What often takes a long time to figure out is that nothing will soothe it. That itch won’t go away. No satisfying it will help – it will come back. After an insight, we crave another; after a bar of chocolate we want another one, and so on. And no numbing it out will help either, it will still be there – but now on top of that we will feel too disconnected to be able feel it. Many people think that when spiritual teachers say that desire is the source of all our struggles, that means that we need to force ourselves to stop desiring. But that is not what they mean. Desiring to not desire is still a desire. We cannot stop ourselves from wanting.
The seeking only ceases when we realize that nothing we can get or pursue is going to satisfy that itch. Not love, not chocolate, not sex, not drugs, not even God. Nothing. We will keep trying with new things and we will keep failing until we will be so tired and frustrated the only option will be giving it all up. And when everything else has been given up and everything has been stripped away, what remains is what was there all along, what we truly needed and didn’t even have to search for in the first place!

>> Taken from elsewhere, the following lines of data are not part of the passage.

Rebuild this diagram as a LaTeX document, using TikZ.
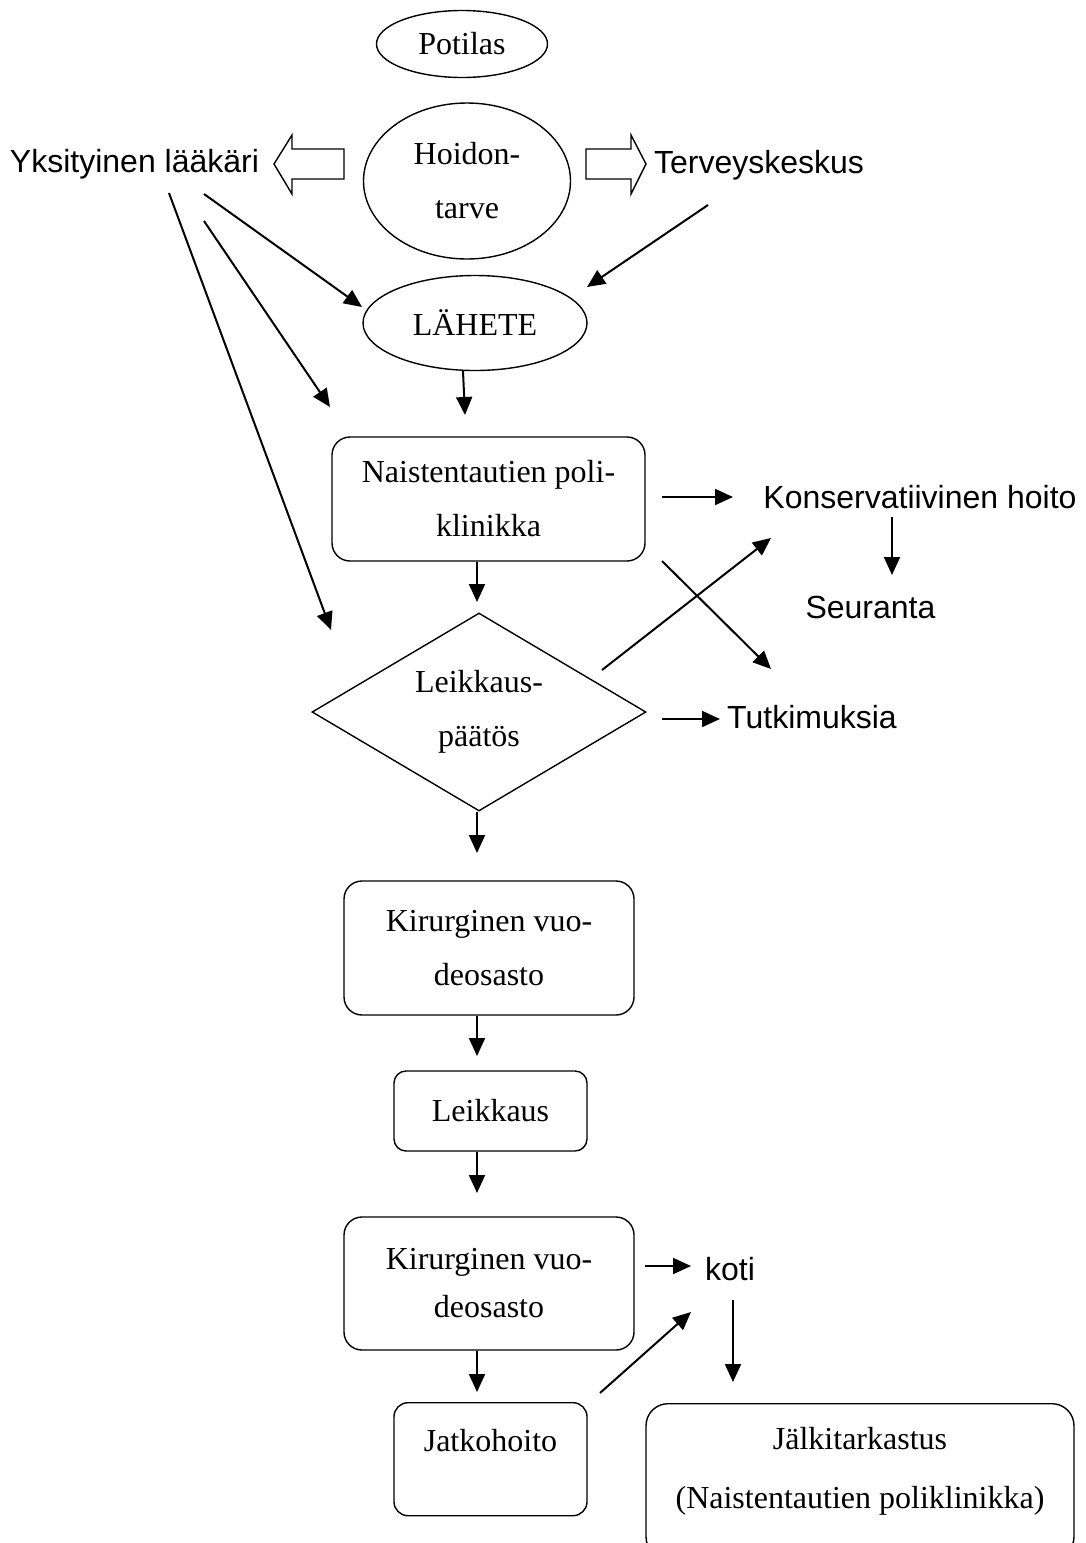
\documentclass[tikz,border=0pt]{standalone}
\usepackage{fontspec}
\setmainfont{Liberation Serif}
\setsansfont{Liberation Sans}
\usetikzlibrary{shapes.geometric,arrows.meta}
\tikzset{
  oval/.style={draw,ellipse,inner sep=0pt,line width=0.7pt,align=center},
  rbox/.style={draw,rectangle,rounded corners=9pt,inner sep=0pt,line width=0.7pt,align=center},
  decision/.style={draw,diamond,aspect=1.7,inner sep=0pt,line width=0.7pt,align=center},
  sanstext/.style={font=\sffamily\fontsize{16pt}{19pt}\selectfont,inner sep=0pt},
}
\begin{document}
\begin{tikzpicture}[x=0.5pt,y=-0.5pt,font=\fontsize{16pt}{27pt}\selectfont]
      \clip (0,0) rectangle (1086,1543);
      \draw
        (462,44) node[oval,minimum width=85.5pt,minimum height=33.5pt] (pot){Potilas}
        (467,181) node[oval,minimum width=103.5pt,minimum height=78pt] (hoid){Hoidon-\\tarve}
        (475,323) node[oval,minimum width=112pt,minimum height=47.5pt] (lah){LÄHETE}
        (488.5,499) node[rbox,minimum width=156.5pt,minimum height=62pt] (nais){Naistentautien poli-\\klinikka}
        (479,712) node[decision,minimum width=167pt,minimum height=99pt] (dec){Leikkaus-\\päätös}
        (489,948) node[rbox,minimum width=145pt,minimum height=67pt] (kir1){Kirurginen vuo-\\deosasto}
        (490.5,1111) node[rbox,rounded corners=6pt,minimum width=96.5pt,minimum height=40pt] (leik){Leikkaus}
        (489,1283.5) node[rbox,minimum width=145pt,minimum height=66.5pt] (kir2){Kirurginen vuo-\\[-3pt]deosasto}
        (490.5,1402) node[rbox,rounded corners=7pt,anchor=north,minimum width=96.5pt,text height=24.5pt,text depth=32pt] (jatko){Jatkohoito}
        (860,1403) node[rbox,rounded corners=11pt,anchor=north,minimum width=214pt,text height=52.5pt,text depth=25pt] (jalki){Jälkitarkastus\\[2.5pt](Naistentautien poliklinikka)}
        (134.5,164) node[sanstext] (yks){Yksityinen lääkäri}
        (759,165) node[sanstext] (terv){Terveyskeskus}
        (920,497) node[sanstext] (kons){Konservatiivinen hoito}
        (870.5,607) node[sanstext] (seur){Seuranta}
        (812,717) node[sanstext] (tutk){Tutkimuksia}
        (730,1269) node[sanstext] (koti){koti};
      \draw[line width=0.7pt] (344,149) -- (292,149) -- (292,135) -- (274,164)
        -- (292,194) -- (292,179) -- (344,179) -- cycle;
      \draw[line width=0.7pt] (586,149) -- (631,149) -- (631,135) -- (646,164)
        -- (631,194) -- (631,179) -- (586,179) -- cycle;
      \coordinate (colx) at (477,0);
      \coordinate (yksA) at (204,194);
      \coordinate (yksAend) at (362,307);
      \coordinate (yksB) at (204,221);
      \coordinate (yksBend) at (330,407);
      \coordinate (yksC) at (169,193);
      \coordinate (yksCend) at (331,630);
      \coordinate (terv1) at (708,205);
      \coordinate (terv1end) at (587,287);
      \coordinate (lahend) at (465,415);
      \coordinate (decin) at (477,602);
      \coordinate (nais1) at (662,497);
      \coordinate (konsin) at (733,497);
      \coordinate (kons1) at (892,517);
      \coordinate (seurin) at (892,575);
      \coordinate (dec1) at (602,670);
      \coordinate (konsin2) at (771,538);
      \coordinate (nais2) at (662,561);
      \coordinate (tutkin) at (771,669);
      \coordinate (dec2) at (662,719);
      \coordinate (tutkin2) at (720,719);
      \coordinate (kir1in) at (477,853);
      \coordinate (leikin) at (477,1056);
      \coordinate (kir2in) at (477,1193);
      \coordinate (jatkoin) at (477,1392);
      \coordinate (kir2out) at (645,1266);
      \coordinate (kotiin) at (691,1266);
      \coordinate (jatkoout) at (600,1393);
      \coordinate (kotiin2) at (691,1312);
      \coordinate (koti1) at (733,1300);
      \coordinate (jalkiin) at (733,1382);
      \begin{scope}[-{Triangle[length=9pt,width=8pt]},line width=1pt]
        \draw (yksA) to (yksAend);
        \draw (yksB) to (yksBend);
        \draw (yksC) to (yksCend);
        \draw (terv1) to (terv1end);
        \draw ([xshift=-6pt]lah.south) to (lahend);
        \draw (nais.south -| colx) to (decin);
        \draw (nais1) to (konsin);
        \draw (kons1) to (seurin);
        \draw (dec1) to (konsin2);
        \draw (nais2) to (tutkin);
        \draw (dec2) to (tutkin2);
        \draw (dec.south -| colx) to (kir1in);
        \draw (kir1.south -| colx) to (leikin);
        \draw (leik.south -| colx) to (kir2in);
        \draw (kir2.south -| colx) to (jatkoin);
        \draw (kir2out) to (kotiin);
        \draw (jatkoout) to (kotiin2);
        \draw (koti1) to (jalkiin);
      \end{scope}
    \end{tikzpicture}
\end{document}
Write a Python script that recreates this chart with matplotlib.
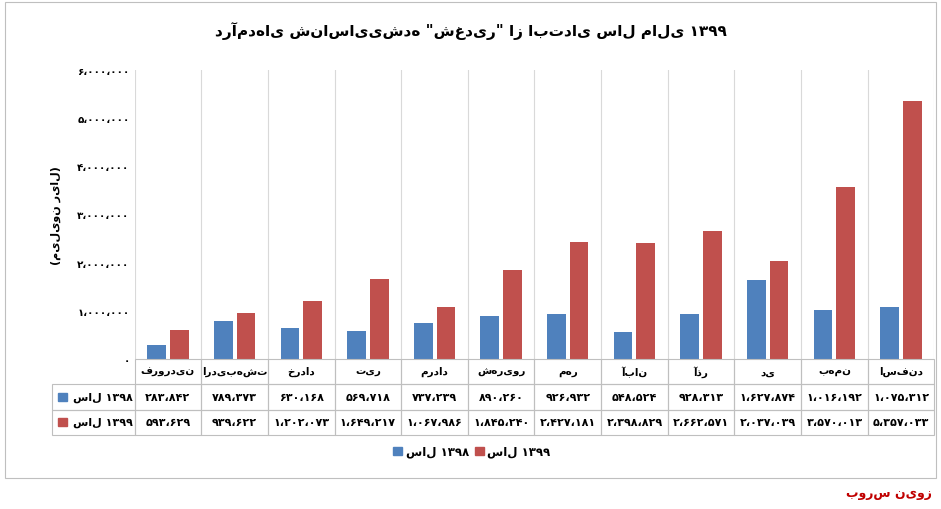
import matplotlib
matplotlib.use("Agg")
import matplotlib.pyplot as plt
from matplotlib.patches import Rectangle

plt.rcParams['font.family'] = ['DejaVu Sans']

months = ["فروردین","اردیبهشت","خرداد","تیر","مرداد","شهریور","مهر","آبان","آذر","دی","بهمن","اسفند"]
s1398 = [283842,789373,630168,569718,737239,890260,926932,548524,928313,1627874,1016192,1075312]
s1399 = [593629,939622,1202073,1649217,1067986,1845240,2427181,2398829,2662571,2037039,3570013,5357033]
yticks = [0,1000000,2000000,3000000,4000000,5000000,6000000]
series_labels = ["سال ۱۳۹۸", "سال ۱۳۹۹"]

PD = str.maketrans("0123456789", "۰۱۲۳۴۵۶۷۸۹")
def fa(n): return f"{n:,}".replace(",", "،").translate(PD)

blue, red = "#4F81BD", "#C0504D"
fig = plt.figure(figsize=(9.41,5.10), dpi=100)
ax = fig.add_axes([0.143, 0.295, 0.85, 0.565])
x = range(len(months))
w = 0.28
ax.bar([i-0.17 for i in x], s1398, w, color=blue, zorder=3)
ax.bar([i+0.17 for i in x], s1399, w, color=red, zorder=3)
ax.set_xlim(-0.5, len(months)-0.5)
ax.set_ylim(0, 6000000)
ax.set_yticks(yticks)
ax.set_yticklabels([fa(v) if v else "۰" for v in yticks], fontsize=7.5, fontweight='bold')
ax.set_xticks([])
for i in range(len(months)+1):
    ax.axvline(i-0.5, color="#d9d9d9", lw=0.8, zorder=1)
for s in ax.spines.values(): s.set_visible(False)
ax.tick_params(axis='y', length=0)
ax.set_ylabel("(میلیون ریال)", fontsize=8, fontweight='bold', labelpad=12)

rowh = 0.05
x0, x1 = 0.143, 0.993
cw = (x1-x0)/len(months)
ybase = 0.295
for r, (vals, col, lab) in enumerate([(None,None,None),(s1398,blue,series_labels[0]),(s1399,red,series_labels[1])]):
    yt = ybase - r*rowh
    for i in range(len(months)):
        txt = months[i] if vals is None else fa(vals[i])
        fig.add_artist(Rectangle((x0+i*cw, yt-rowh), cw, rowh, transform=fig.transFigure, fill=False, ec="#bfbfbf", lw=0.8))
        fig.text(x0+(i+0.5)*cw, yt-rowh/2, txt, ha='center', va='center', fontsize=7.5 if vals is None else 8, fontweight='bold')
    if vals is not None:
        fig.add_artist(Rectangle((0.055, yt-rowh), x0-0.055, rowh, transform=fig.transFigure, fill=False, ec="#bfbfbf", lw=0.8))
        fig.add_artist(Rectangle((0.062, yt-rowh/2-0.008), 0.009, 0.016, transform=fig.transFigure, color=col))
        fig.text(0.078, yt-rowh/2, lab, ha='left', va='center', fontsize=8, fontweight='bold')

fig.text(0.5, 0.94, 'درآمدهای شناسایی‌شده "شغدیر" از ابتدای سال مالی ۱۳۹۹',
         ha='center', va='center', fontsize=11, fontweight='bold')
fig.add_artist(Rectangle((0.418, 0.105), 0.009, 0.016, transform=fig.transFigure, color=blue))
fig.text(0.431, 0.113, series_labels[0], va='center', fontsize=8.5, fontweight='bold')
fig.add_artist(Rectangle((0.505, 0.105), 0.009, 0.016, transform=fig.transFigure, color=red))
fig.text(0.518, 0.113, series_labels[1], va='center', fontsize=8.5, fontweight='bold')
fig.text(0.99, 0.02, "بورس نیوز", ha='right', va='bottom', color="#c00000", fontsize=9, fontweight='bold')
fig.add_artist(Rectangle((0.005,0.06),0.99,0.935, transform=fig.transFigure, fill=False, ec="#bfbfbf", lw=0.8))
fig.savefig("out.png", dpi=100)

This is why almost everybody’s first reaction when the seeking drops is laughter. I’ve been struggling so much for this? But it was always here!
However, there’s no shortcut to this and no cheating is possible, so we will keep seeking until we’ll spontaneously get it. We cannot fake it until we make it. We cannot make ourselves do it. It can only come from a place of truth – and that’s why mindfulness practices are ultimately useful. Because they teach us to face what’s in front of us without shying away or hiding behind protective barriers.
Once we can face the complete and absolute truth of what we are, right now, at a human level (not a mystical one!), when we can stop running and seeking something different to avoid facing who we are… the seeking will drop away on its own.